*SHORT TASK*
Would you retype, exactly and without the pictures, the lines between the line holding "Convert this diagram to TikZ code." and the line holding "(trendstart) -- (trendend);", inclusive, and nothing else?

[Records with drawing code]

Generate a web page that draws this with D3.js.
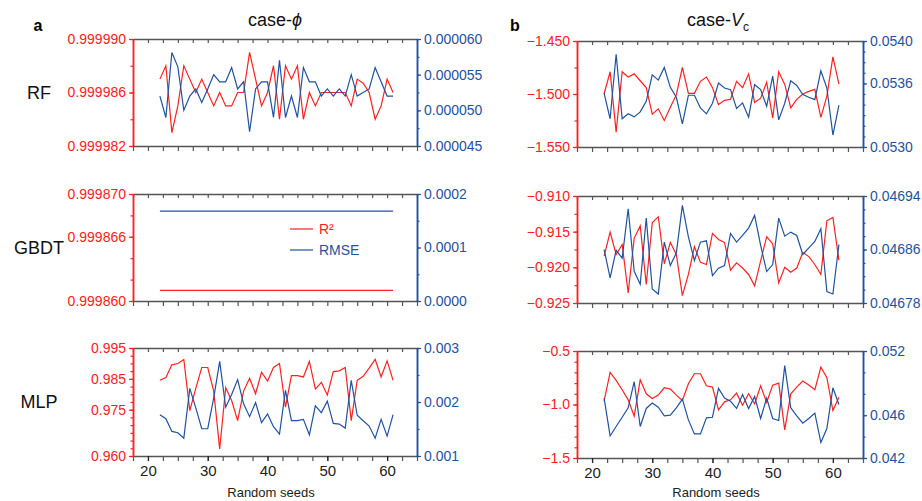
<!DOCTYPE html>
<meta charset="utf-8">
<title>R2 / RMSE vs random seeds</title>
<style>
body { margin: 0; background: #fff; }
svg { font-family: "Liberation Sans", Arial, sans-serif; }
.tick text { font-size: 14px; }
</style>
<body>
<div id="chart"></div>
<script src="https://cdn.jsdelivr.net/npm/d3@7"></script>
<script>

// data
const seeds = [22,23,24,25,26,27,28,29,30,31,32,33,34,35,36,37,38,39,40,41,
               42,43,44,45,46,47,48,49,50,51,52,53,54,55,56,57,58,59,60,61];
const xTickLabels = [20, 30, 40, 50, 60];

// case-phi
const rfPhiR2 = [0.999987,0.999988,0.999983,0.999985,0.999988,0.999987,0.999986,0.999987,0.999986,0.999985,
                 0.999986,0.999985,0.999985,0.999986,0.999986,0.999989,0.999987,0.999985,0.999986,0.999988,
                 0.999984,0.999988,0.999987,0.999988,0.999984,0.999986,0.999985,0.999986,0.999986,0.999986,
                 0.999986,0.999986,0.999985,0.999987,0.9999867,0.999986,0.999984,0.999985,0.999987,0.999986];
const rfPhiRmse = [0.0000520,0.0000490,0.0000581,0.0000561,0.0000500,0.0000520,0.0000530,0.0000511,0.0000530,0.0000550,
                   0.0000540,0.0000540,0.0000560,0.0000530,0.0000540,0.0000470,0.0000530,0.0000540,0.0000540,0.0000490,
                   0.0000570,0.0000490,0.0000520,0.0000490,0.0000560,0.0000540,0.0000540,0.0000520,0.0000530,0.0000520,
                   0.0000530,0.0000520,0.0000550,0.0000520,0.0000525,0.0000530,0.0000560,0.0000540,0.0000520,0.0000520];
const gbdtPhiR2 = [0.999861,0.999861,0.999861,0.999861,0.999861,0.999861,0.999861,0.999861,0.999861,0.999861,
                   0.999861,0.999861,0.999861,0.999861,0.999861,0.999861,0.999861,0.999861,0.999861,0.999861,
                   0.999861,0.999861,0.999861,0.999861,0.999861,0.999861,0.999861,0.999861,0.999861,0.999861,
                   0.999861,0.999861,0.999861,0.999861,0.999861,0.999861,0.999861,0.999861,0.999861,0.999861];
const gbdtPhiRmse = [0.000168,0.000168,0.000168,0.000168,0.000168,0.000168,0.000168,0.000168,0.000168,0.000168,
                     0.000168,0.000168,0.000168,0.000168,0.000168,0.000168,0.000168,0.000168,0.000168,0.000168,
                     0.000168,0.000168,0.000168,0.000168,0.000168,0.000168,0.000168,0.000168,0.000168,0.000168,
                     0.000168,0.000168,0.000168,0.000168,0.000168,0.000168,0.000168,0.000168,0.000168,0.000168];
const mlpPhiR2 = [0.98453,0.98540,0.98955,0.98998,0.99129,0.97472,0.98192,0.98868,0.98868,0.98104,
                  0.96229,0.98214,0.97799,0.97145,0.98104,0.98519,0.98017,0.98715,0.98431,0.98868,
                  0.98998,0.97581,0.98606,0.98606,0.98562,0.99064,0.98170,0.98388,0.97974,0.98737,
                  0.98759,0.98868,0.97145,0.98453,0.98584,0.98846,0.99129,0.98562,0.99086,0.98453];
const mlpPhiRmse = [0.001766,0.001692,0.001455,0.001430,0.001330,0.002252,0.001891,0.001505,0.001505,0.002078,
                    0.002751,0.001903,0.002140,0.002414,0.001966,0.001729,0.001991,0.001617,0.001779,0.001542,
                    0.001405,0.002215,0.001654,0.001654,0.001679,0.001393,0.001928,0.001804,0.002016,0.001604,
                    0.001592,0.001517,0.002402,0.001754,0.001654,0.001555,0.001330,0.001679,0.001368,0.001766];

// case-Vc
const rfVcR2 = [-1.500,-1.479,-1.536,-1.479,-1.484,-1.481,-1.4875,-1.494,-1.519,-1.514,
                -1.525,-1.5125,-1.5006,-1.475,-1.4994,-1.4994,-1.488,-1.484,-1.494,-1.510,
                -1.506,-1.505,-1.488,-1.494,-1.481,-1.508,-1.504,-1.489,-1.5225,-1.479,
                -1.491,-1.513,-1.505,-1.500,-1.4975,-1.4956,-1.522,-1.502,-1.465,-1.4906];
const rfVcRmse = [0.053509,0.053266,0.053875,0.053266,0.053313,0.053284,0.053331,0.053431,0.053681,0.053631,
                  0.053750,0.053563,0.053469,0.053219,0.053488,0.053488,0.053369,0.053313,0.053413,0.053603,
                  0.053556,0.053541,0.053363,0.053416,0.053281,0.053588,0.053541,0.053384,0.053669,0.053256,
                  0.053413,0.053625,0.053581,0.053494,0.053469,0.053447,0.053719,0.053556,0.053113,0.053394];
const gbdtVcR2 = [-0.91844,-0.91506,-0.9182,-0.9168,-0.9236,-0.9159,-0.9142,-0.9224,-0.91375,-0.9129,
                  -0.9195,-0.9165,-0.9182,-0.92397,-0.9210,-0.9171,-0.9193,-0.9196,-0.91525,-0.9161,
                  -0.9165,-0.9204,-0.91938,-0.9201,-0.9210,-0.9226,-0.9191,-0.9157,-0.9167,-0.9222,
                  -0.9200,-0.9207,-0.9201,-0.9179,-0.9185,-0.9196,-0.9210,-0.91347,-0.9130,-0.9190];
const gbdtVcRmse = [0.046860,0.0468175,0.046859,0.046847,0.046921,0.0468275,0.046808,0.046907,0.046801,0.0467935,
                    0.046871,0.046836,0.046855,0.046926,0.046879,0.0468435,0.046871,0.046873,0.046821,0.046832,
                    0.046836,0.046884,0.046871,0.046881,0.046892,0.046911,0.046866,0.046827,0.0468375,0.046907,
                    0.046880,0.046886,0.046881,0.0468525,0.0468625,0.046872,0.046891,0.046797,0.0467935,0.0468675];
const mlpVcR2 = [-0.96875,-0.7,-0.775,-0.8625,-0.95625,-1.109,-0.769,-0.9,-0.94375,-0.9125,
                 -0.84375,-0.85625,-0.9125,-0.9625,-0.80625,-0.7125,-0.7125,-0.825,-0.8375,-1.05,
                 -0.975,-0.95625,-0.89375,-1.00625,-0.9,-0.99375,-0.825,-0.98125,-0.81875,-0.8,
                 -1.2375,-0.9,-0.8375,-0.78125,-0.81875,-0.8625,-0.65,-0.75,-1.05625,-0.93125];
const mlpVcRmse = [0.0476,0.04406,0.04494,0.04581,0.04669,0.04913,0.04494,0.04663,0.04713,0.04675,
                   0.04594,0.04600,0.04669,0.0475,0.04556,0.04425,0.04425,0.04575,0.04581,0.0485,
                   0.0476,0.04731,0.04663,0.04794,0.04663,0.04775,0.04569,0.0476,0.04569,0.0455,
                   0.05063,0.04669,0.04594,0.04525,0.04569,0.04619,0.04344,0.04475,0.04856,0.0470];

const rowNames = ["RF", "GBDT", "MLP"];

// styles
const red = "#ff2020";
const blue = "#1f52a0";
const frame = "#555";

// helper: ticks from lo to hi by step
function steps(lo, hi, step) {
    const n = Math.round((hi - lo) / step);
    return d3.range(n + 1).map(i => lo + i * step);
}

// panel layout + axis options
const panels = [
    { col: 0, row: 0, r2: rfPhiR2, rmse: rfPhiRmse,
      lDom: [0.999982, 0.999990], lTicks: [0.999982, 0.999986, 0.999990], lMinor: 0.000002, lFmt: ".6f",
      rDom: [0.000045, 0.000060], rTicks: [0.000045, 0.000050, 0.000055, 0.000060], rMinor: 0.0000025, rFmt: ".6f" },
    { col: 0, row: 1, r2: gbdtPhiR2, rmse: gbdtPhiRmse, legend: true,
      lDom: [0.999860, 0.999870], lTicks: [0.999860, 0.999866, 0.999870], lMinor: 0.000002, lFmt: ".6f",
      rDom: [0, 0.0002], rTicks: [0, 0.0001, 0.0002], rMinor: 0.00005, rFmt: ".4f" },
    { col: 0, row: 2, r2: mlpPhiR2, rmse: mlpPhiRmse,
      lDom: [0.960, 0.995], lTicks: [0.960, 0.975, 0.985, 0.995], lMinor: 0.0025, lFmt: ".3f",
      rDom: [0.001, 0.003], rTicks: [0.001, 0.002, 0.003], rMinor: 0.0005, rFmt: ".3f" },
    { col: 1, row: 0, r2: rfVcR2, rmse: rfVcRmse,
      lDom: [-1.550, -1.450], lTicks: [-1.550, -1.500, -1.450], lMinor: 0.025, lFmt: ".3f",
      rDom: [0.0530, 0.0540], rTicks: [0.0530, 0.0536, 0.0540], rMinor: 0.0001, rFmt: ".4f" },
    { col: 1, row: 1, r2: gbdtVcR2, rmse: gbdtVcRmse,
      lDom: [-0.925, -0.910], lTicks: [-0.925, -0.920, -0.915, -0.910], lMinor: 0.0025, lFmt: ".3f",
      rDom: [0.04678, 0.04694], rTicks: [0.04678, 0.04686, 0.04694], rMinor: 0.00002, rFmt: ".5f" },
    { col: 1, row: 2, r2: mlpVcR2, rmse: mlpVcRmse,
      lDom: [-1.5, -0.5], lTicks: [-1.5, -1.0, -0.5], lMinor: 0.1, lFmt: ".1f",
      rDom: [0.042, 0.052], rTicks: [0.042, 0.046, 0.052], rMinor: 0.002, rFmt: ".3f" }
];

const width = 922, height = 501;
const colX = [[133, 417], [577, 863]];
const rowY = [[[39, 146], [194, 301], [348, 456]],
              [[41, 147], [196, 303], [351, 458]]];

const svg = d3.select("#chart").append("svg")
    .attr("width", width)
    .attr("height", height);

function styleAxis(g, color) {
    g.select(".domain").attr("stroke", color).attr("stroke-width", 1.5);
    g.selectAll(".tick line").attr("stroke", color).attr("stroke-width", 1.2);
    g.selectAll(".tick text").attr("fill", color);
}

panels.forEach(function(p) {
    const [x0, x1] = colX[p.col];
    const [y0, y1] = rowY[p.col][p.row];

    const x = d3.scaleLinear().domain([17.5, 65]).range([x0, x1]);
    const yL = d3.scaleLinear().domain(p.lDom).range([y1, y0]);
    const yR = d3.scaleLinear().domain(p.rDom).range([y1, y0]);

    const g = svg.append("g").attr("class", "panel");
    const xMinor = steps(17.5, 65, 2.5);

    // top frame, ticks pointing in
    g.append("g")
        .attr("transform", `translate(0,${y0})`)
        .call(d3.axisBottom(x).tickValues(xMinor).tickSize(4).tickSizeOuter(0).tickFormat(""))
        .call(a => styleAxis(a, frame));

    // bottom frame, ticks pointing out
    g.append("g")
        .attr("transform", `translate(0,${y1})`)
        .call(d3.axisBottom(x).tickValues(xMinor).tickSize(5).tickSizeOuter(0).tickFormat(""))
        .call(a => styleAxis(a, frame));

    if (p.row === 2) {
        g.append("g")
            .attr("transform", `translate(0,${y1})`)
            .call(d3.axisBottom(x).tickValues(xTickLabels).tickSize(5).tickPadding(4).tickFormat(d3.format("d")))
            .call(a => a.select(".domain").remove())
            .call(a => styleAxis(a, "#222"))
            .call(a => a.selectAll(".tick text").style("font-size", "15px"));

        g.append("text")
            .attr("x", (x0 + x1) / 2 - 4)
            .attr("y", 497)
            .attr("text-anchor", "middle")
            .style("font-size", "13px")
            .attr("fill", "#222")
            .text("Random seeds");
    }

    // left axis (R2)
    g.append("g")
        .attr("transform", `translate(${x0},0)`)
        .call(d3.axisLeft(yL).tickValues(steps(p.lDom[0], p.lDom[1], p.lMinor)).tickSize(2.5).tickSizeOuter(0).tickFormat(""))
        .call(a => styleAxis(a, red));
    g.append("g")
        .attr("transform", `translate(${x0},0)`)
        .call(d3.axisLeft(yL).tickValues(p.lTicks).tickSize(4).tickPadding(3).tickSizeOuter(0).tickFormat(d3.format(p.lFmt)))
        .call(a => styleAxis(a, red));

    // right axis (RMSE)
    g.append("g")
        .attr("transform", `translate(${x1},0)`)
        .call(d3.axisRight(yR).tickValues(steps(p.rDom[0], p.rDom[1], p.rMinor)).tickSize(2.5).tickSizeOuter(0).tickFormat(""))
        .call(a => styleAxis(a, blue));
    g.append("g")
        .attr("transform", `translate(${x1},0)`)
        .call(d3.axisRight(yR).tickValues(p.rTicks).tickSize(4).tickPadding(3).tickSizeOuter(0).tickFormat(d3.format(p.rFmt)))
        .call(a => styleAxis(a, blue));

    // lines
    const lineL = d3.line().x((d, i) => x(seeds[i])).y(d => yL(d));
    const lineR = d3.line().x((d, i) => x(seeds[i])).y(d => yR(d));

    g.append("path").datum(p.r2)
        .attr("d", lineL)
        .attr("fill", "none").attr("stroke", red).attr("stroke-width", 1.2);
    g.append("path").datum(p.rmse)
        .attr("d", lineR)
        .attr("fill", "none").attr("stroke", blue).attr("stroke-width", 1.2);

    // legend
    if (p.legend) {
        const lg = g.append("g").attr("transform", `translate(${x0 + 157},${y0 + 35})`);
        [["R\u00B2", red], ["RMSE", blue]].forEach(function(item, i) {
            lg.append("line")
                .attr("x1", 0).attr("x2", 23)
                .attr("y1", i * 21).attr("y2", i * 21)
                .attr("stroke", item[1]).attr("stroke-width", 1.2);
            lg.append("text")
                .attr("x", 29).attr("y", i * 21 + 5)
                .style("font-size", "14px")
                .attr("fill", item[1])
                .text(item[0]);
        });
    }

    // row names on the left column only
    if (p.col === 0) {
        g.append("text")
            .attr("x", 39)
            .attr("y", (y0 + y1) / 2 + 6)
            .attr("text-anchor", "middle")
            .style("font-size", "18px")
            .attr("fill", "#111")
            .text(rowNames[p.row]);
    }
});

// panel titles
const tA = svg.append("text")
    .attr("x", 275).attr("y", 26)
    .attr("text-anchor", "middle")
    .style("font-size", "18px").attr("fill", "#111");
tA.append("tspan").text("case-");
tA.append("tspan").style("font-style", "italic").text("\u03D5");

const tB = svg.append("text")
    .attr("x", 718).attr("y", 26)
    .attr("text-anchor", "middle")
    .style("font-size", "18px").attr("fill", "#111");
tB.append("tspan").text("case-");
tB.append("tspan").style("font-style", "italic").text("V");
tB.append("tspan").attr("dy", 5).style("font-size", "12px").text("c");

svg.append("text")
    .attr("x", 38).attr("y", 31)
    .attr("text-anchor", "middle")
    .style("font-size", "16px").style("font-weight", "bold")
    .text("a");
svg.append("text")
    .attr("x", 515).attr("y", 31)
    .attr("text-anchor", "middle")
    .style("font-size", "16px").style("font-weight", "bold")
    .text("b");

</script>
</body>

---

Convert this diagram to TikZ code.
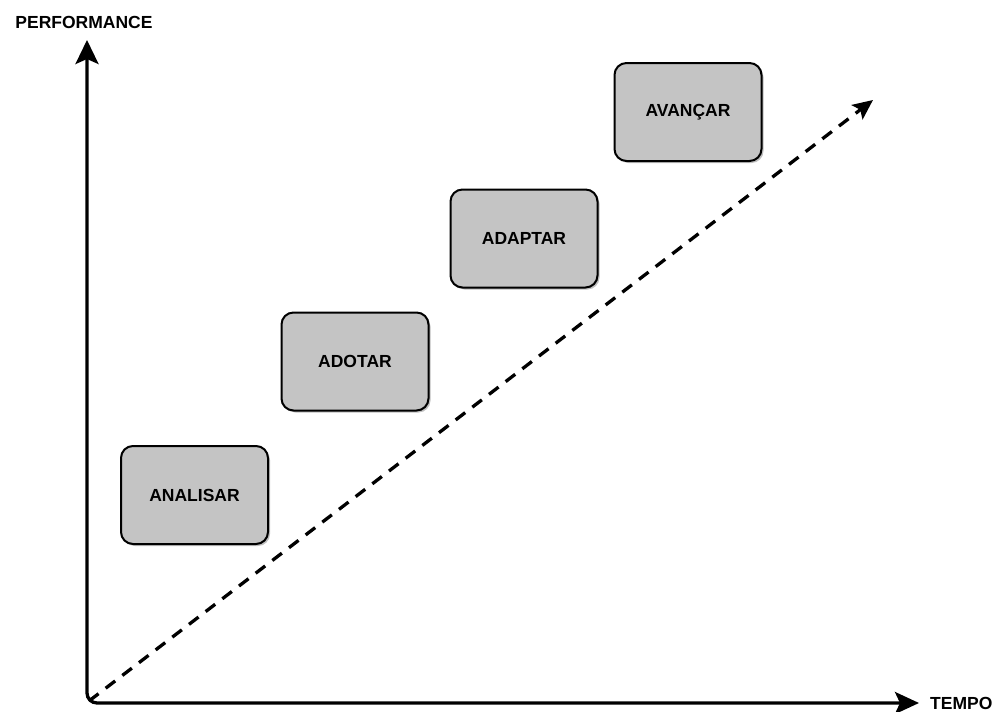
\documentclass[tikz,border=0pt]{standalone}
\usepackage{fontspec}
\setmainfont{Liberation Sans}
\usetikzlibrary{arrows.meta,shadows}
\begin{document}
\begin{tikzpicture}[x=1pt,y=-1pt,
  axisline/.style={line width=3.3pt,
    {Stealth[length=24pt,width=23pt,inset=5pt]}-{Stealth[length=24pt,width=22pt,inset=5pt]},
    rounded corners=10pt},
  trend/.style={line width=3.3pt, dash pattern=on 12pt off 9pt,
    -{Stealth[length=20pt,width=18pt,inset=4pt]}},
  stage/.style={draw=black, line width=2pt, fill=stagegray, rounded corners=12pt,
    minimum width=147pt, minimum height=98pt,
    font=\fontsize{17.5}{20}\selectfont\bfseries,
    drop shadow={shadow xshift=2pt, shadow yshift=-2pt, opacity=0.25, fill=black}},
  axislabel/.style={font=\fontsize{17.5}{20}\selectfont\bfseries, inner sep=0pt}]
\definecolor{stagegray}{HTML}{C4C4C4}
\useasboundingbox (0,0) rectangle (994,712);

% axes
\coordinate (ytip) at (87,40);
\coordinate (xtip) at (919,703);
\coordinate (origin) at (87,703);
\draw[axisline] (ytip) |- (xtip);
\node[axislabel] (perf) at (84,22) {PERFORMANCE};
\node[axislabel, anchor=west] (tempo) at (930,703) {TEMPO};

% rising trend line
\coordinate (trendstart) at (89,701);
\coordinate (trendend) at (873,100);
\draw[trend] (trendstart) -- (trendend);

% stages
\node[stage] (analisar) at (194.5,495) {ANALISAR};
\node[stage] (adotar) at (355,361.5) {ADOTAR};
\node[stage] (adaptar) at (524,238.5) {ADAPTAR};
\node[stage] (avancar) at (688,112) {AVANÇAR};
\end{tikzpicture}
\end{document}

*SOLVED PROBLEM*
Convert this diagram to TikZ code.
\documentclass[tikz,border=0pt]{standalone}
\usepackage{fontspec}
\setmainfont{Liberation Sans}
\usetikzlibrary{arrows.meta,shadows}
\begin{document}
\begin{tikzpicture}[x=1pt,y=-1pt,
  axisline/.style={line width=3.3pt,
    {Stealth[length=24pt,width=23pt,inset=5pt]}-{Stealth[length=24pt,width=22pt,inset=5pt]},
    rounded corners=10pt},
  trend/.style={line width=3.3pt, dash pattern=on 12pt off 9pt,
    -{Stealth[length=20pt,width=18pt,inset=4pt]}},
  stage/.style={draw=black, line width=2pt, fill=stagegray, rounded corners=12pt,
    minimum width=147pt, minimum height=98pt,
    font=\fontsize{17.5}{20}\selectfont\bfseries,
    drop shadow={shadow xshift=2pt, shadow yshift=-2pt, opacity=0.25, fill=black}},
  axislabel/.style={font=\fontsize{17.5}{20}\selectfont\bfseries, inner sep=0pt}]
\definecolor{stagegray}{HTML}{C4C4C4}
\useasboundingbox (0,0) rectangle (994,712);

% axes
\coordinate (ytip) at (87,40);
\coordinate (xtip) at (919,703);
\coordinate (origin) at (87,703);
\draw[axisline] (ytip) |- (xtip);
\node[axislabel] (perf) at (84,22) {PERFORMANCE};
\node[axislabel, anchor=west] (tempo) at (930,703) {TEMPO};

% rising trend line
\coordinate (trendstart) at (89,701);
\coordinate (trendend) at (873,100);
\draw[trend] (trendstart) -- (trendend);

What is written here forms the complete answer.